We continue to expect governor Rajan—like governors Jalan and Y.V. Reddy before him—to recoup forex reserves to fight off contagion. After all, import cover stands at about nine months on March 2016 basis, which is not much higher than the eight months that is critical for rupee stability. Governor Rajan has reiterated that the rupee is close to fair value at current levels. We continue to expect RBI to buy at 60-62 a dollar, offer token resistance at 63-64 and sell, say, $15 billion to defend 65. It is true that there could be a knee-jerk sell-off of emerging markets before the first Fed hike. At the same time, we do not see a threat to the rupee relative value trade given the credibility that governor Rajan has built up by aggressively buying forex.

We think that further scope for RBI open market operations sales is limited unless portfolio inflows revive substantially.
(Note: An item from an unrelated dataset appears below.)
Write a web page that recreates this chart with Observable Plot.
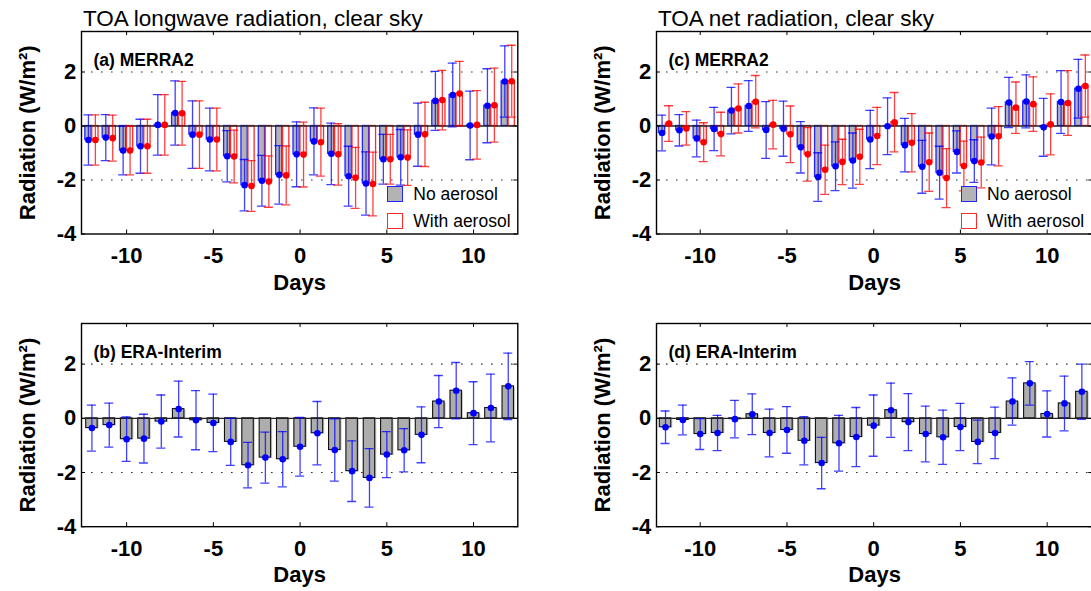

Although money market liquidity is seasonally easy, reserve money growth has skidded to 10% levels from a medium-term average of 14.3%. Not surprisingly, loan growth has also slipped below 10% from a medium-term average of 21%, limiting transmission of RBI rate cuts to lending rate cuts. While RBI has contracted forex forwards of some $27.8 billion with banks, it will not really be able to accept them as banks need day-to-day working nostro balance of $10-15 billion and RBI itself will have to provision for withdrawal of, say, $15 billion when the 2013 FCNR (foreign currency non-resident) deposit-cum-concessional swap scheme matures in end-2016.

This is second in a series of three articles ahead of RBI’s monetary policy review on 4 August.